Option 2. Golf course grade rough mower. @Ware had a John Deere version, i've also read about the Toro grounds master 4300. these look AWESOME, but i've never used anything like it and i would be concerned about using one as my only mower. https://www.toro.com/en/golf/rough-mowers/groundsmaster-4300
option 3. Walk behind commercial mower w/ 50-60" deck. These can also weigh north of 800 lbs, so i'm not sure if it would be more gentle on the turf. I also lose towing and speed. https://www.ferrismowers.com/na/en_us/product-catalog/walk-behind-mowers/fw35-walk-behind-mowers.html
Option 4. work with what i got. I could get tires with an off-road style tread for better traction or learn to drive it better. I could also reduce mowing frequency (not likely) or only mow when the ground is dried out (also not likely). https://www.carlislebrandtires.com/our-products/product-detail/versa-turf/

Here are some pics of the damage I caused. 
small scuff from turning the corner:

larger scuff on a high traffic area:

tire spin. this is slight uphill and ground was moist:

high traffic area between front and rear lawn. this is from maybe a dozen trips in and out when cleaning leaves with the lawn sweeper:


----------



## LoCutt (Jul 29, 2019)

I'm a big fan of Walker Model T mowers, but they're really only applicable when bagging. Any big mower can tear your turf up, but you definitely lessen the damage by slowing before turns. If your lawn is reasonably flat, you might consider replacing the turf tires with slicks. If you have hills this could backfire on you.

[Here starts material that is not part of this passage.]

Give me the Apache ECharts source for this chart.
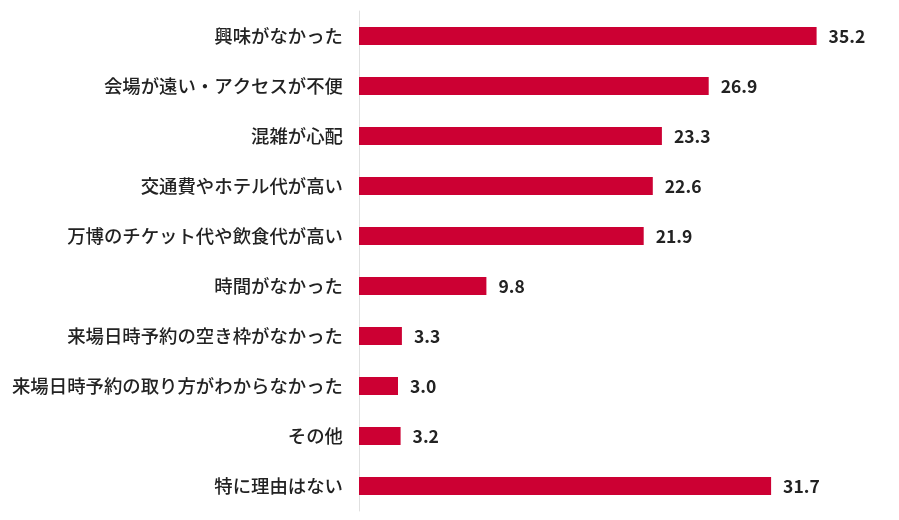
<!DOCTYPE html>
<html><head><meta charset="utf-8">
<script src="https://cdn.jsdelivr.net/npm/echarts@6/dist/echarts.min.js"></script>
<style>html,body{margin:0;padding:0;background:#fff}#c{width:899px;height:520px}</style>
</head><body><div id="c"></div>
<script>
const categories = ["興味がなかった","会場が遠い・アクセスが不便","混雑が心配","交通費やホテル代が高い","万博のチケット代や飲食代が高い","時間がなかった","来場日時予約の空き枠がなかった","来場日時予約の取り方がわからなかった","その他","特に理由はない"];
const values = [35.2,26.9,23.3,22.6,21.9,9.8,3.3,3.0,3.2,31.7];
const chart = echarts.init(document.getElementById('c'));
chart.setOption({
  animation:false,
  grid:{left:359,right:20,top:11,bottom:9,containLabel:false},
  xAxis:{type:'value',min:0,max:40,show:false},
  yAxis:{type:'category',inverse:true,data:categories,
    axisLine:{show:true,lineStyle:{color:'#e0e0e0',width:1}},
    axisTick:{show:false},
    axisLabel:{margin:16,color:'#222',fontSize:18.4,fontWeight:500,fontFamily:'"Noto Sans CJK JP"'}},
  series:[{type:'bar',data:values,barWidth:18,
    itemStyle:{color:'#CC0033'},
    label:{show:true,position:'right',distance:12,color:'#222',fontSize:17.5,fontWeight:'bold',fontFamily:'"Noto Sans CJK JP"',formatter:p=>p.value.toFixed(1)}}]
});
</script></body></html>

And I do like the fact that the Walker isn't as heavy as many others. Weight may add durability but it's a liability for the turf. Speed is the biggest factor in damaging the turf.


----------



## gene_stl (Oct 29, 2017)

You might look at Grasshopper front mounts. With 50K square feet you want something you can ride on.
The Toro golf course mower looks pretty awesome too.


----------



## Thejarrod (Aug 5, 2018)

thanks @gene_stl I checked out grasshopper website and they do look nice! do you have a front mount grasshopper? i'm curious if the front mount is really more gentle than mid mount zero turns.


----------



## Ngilbe36 (Jul 23, 2020)

I dont quite have the area of lawn that you do, but I have a 42in ZTR and I feel your pain. I find that in shady areas even when being EXTREMELY careful its very easy to damage the grass. I have been trying to use the trimmer more around these areas so I am not forced to make sharp turns as well as mowing every other time with a manual reel mower in the tighter shadier areas. I am also considering getting a small (20-24in) walk behind rotary for these areas.


----------



## uts (Jul 8, 2019)

Ferris is a great brand and this might just be a war of colors but I feel in the mid mount section in terms of cut quality exmark and scag are higher- I havent used all 3 but I have used the scag vs ferris and from what I am told exmark does better. Again I feel this might be a personal preference.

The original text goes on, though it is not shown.